TSB CEO Paul Pester tweeted that he hopes the consumer-facing mobile app and banking services will be back up again later this afternoon.

Brokers say intermediary service went ‘down the pan’ about a week ago and many fear the promised return of online product retention through brokers due back up in May could also be derailed.

On the 3 April, TSB confirmed brokers could no longer complete product transfers via its systems for two months, so customers would have to go direct to the lender until the end of May.

Another national broker said TSB had identified a number of potential issues last week involving the migration of mortgage cases not yet at offer which were set up on the old system – but were putting in place ‘work arounds’ to try to mitigate disruption.

TSB was unavailable to comment at time of writing.

Conor Murphy, CEO at Capricorn Financial said all lenders get service issues from time to time and the net issue is that service to the consumer suffers.

“Consumers are bearing more of the brunt than we are right now,” he added.

 

Treasury Select Committee rage

 

As a result, Treasury Select Committee chair Rt. Hon Nicky Morgan MP has demanded answers this morning over consumers barred from current account and banking services as the planned three-day IT outage overran.

Earlier this month, TSB informed customers that during a planned upgrade to its systems between 4pm on Friday 20 April and 6pm on Sunday 22 April, services such as online banking may not be available, but there have been widespread problems reported after the scheduled downtime.

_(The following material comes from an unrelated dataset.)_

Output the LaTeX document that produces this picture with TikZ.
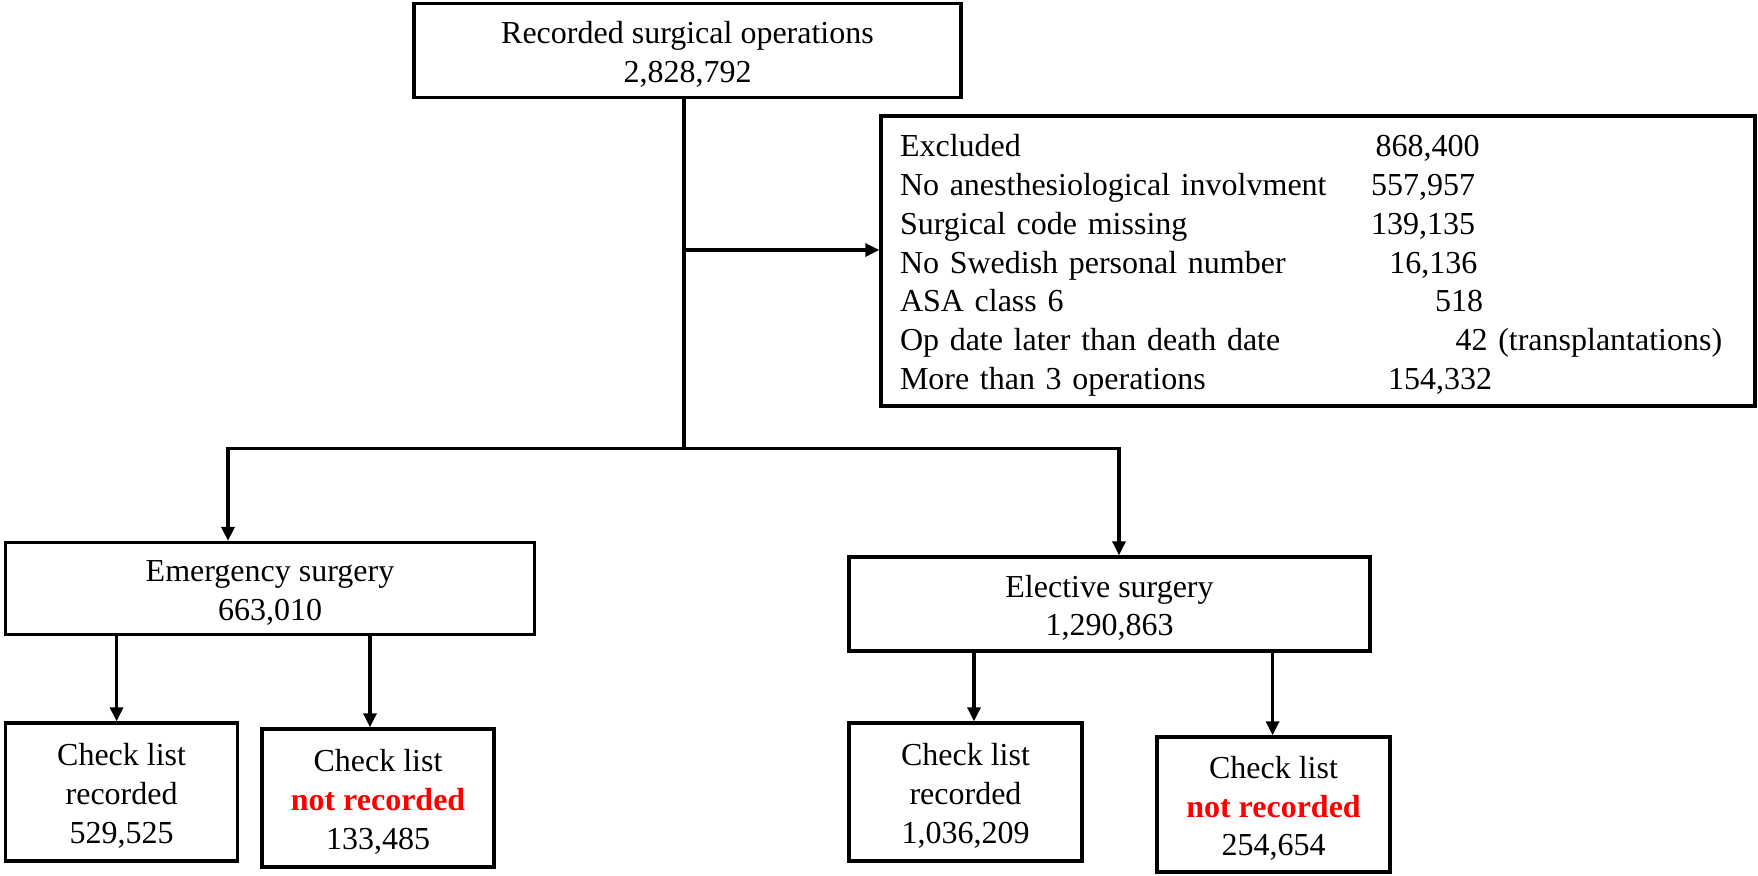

There have also been reports that TSB customers could access the accounts of other TSB customers, including their account numbers, sort codes and transaction histories, and possibly having the ability to perform actions on these accounts, including transferring money.

Morgan has written a letter to the TSB CEO to find out what has gone wrong, the extent of the failure and potential compensation for customers and demands a response by Friday 27 April.

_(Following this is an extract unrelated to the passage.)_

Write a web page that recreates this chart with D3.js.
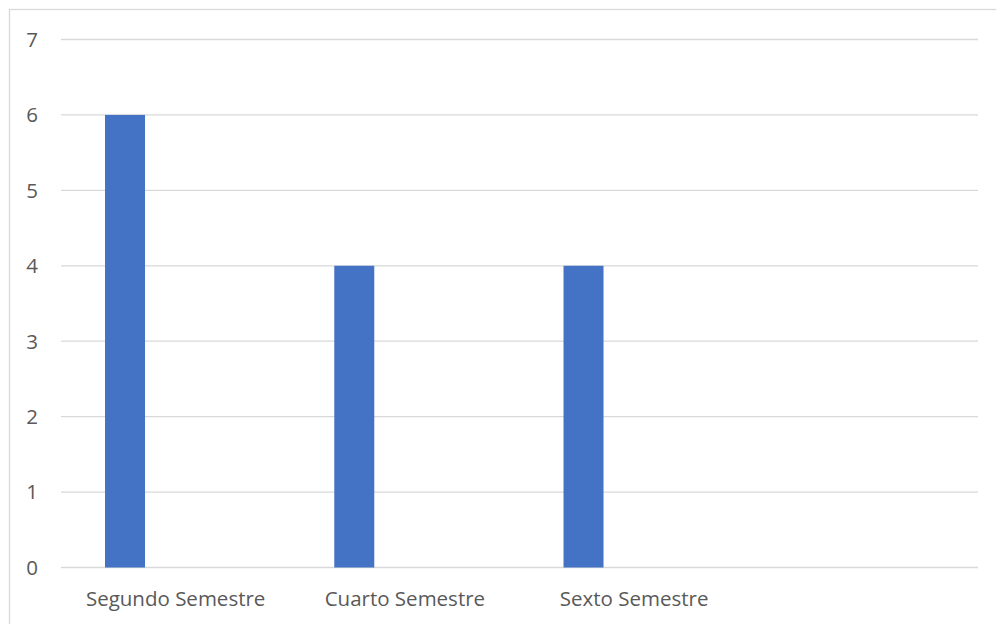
<!DOCTYPE html>
<html><head><meta charset="utf-8">
<script src="https://cdn.jsdelivr.net/npm/d3@7"></script>
<style>html,body{margin:0;padding:0;background:#fff;}svg{display:block;}</style>
</head><body>
<svg id="c" width="996" height="624"></svg>
<script>
const categories = ["Segundo Semestre", "Cuarto Semestre", "Sexto Semestre", ""];
const values = [6, 4, 4, null];
const yTicks = [0, 1, 2, 3, 4, 5, 6, 7];

(function () {
const svg = d3.select("#c");
const pLeft = 61, pRight = 978, pTop = 39.5, pBottom = 567.5;

svg.append("rect").attr("x", 9.5).attr("y", 9.5).attr("width", 1000).attr("height", 1000)
  .attr("fill", "#fff").attr("stroke", "#d9d9d9").attr("stroke-width", 1.3);

const x = d3.scaleBand().domain(categories.map((c, i) => i)).range([pLeft, pRight]).padding(0);
const y = d3.scaleLinear().domain([0, 7]).range([pBottom, pTop]);

svg.append("g").selectAll("line").data(yTicks).join("line")
  .attr("x1", pLeft).attr("x2", pRight)
  .attr("y1", d => y(d)).attr("y2", d => y(d))
  .attr("stroke", "#d9d9d9").attr("stroke-width", 1.3);

const font = "'Open Sans', sans-serif";
svg.append("g").selectAll("text").data(yTicks).join("text")
  .attr("x", 38).attr("y", d => y(d)).attr("dy", "0.36em")
  .attr("text-anchor", "end").attr("font-family", font).attr("font-size", 20.5)
  .attr("fill", "#595959").text(d => d);

const bw = x.bandwidth();
svg.append("g").selectAll("rect").data(values.map((v, i) => ({v, i})).filter(d => d.v != null)).join("rect")
  .attr("x", d => x(d.i) + bw * 0.192).attr("width", bw * 0.1745)
  .attr("y", d => y(d.v)).attr("height", d => y(0) - y(d.v))
  .attr("fill", "#4472c4");

svg.append("g").selectAll("text").data(categories).join("text")
  .attr("x", (d, i) => x(i) + bw / 2).attr("y", 606)
  .attr("text-anchor", "middle").attr("font-family", font).attr("font-size", 20.5)
  .attr("fill", "#595959").text(d => d);
})();
</script>
</body></html>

Morgan said: “This is yet another addition to the litany of failures of banking IT systems. Potentially millions of customers could be affected by uncertainty and disruption.

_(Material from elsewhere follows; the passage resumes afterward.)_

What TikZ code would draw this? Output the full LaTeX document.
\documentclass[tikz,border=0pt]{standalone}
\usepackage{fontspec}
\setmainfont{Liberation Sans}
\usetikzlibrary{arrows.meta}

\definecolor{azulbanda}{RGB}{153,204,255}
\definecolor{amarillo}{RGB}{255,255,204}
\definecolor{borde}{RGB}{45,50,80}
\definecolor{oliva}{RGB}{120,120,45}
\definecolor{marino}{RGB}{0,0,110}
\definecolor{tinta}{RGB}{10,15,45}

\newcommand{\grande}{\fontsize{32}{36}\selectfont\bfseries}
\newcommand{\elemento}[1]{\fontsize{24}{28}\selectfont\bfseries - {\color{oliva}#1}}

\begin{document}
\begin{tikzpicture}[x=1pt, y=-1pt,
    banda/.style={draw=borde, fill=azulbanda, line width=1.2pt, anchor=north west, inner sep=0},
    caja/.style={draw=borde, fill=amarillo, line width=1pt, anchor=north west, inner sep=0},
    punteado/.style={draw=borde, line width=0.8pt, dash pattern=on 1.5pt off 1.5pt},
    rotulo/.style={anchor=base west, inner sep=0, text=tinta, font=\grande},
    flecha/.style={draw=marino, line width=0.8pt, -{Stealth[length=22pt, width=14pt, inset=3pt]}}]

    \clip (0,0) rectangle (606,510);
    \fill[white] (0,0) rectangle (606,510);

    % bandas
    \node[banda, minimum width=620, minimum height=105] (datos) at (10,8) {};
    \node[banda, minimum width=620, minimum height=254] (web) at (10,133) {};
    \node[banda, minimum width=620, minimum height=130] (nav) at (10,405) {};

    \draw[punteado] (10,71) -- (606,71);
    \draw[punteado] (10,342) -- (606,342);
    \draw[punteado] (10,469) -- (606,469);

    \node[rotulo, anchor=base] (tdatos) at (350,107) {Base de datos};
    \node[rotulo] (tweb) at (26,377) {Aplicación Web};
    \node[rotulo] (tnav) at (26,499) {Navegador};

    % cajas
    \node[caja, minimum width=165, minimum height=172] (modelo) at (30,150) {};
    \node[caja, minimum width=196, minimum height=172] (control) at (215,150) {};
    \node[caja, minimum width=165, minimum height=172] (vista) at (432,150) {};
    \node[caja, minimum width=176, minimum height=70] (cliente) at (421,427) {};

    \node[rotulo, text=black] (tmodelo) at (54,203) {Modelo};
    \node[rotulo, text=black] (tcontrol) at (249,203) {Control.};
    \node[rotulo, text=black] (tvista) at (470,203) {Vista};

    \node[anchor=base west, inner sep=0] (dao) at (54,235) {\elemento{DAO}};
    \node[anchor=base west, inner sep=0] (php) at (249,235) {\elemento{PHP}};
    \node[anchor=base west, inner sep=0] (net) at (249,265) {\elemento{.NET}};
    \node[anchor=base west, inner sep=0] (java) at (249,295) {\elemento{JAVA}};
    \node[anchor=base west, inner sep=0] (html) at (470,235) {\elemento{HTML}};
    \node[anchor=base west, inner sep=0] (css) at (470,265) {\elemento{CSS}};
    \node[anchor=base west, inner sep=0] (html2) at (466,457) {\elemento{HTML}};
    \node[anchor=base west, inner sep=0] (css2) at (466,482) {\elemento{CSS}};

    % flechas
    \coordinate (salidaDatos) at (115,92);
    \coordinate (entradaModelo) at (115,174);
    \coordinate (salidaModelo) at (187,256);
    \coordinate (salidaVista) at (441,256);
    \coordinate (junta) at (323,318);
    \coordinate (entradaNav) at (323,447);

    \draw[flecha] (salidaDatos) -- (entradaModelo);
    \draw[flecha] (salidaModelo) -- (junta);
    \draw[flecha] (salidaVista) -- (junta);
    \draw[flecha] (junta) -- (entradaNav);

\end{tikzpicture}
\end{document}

“It simply isn’t good enough to expose customers to IT failures, including delays in paying bills and an inability to access their own money.

“Warm words and platitudes will not suffice. TSB customers deserve to know what has happened, when normal services will resume, and how they can expect to be compensated.”

Morgan said she will also involve the regulator in due course.

 

Twitter apology

 

CEO Pester posted a series of tweets three hours ago to apologise and reassure consumers:

 

 

TSB broker service

 

The bank is switching 1.3bn customer records across to its new platform, in what it says is one of the biggest ever bank migrations in Europe.

In an online broker platform survey by Dock9 last year, Tesco, Vida and TSB topped the table in terms of user experience.

TSB launched to the intermediary market in January 2015, after rejoining the high street in September 2013. In the first six months of operation in the broker market it advanced £665m of gross lending while receiving mortgage applications of £1.9bn.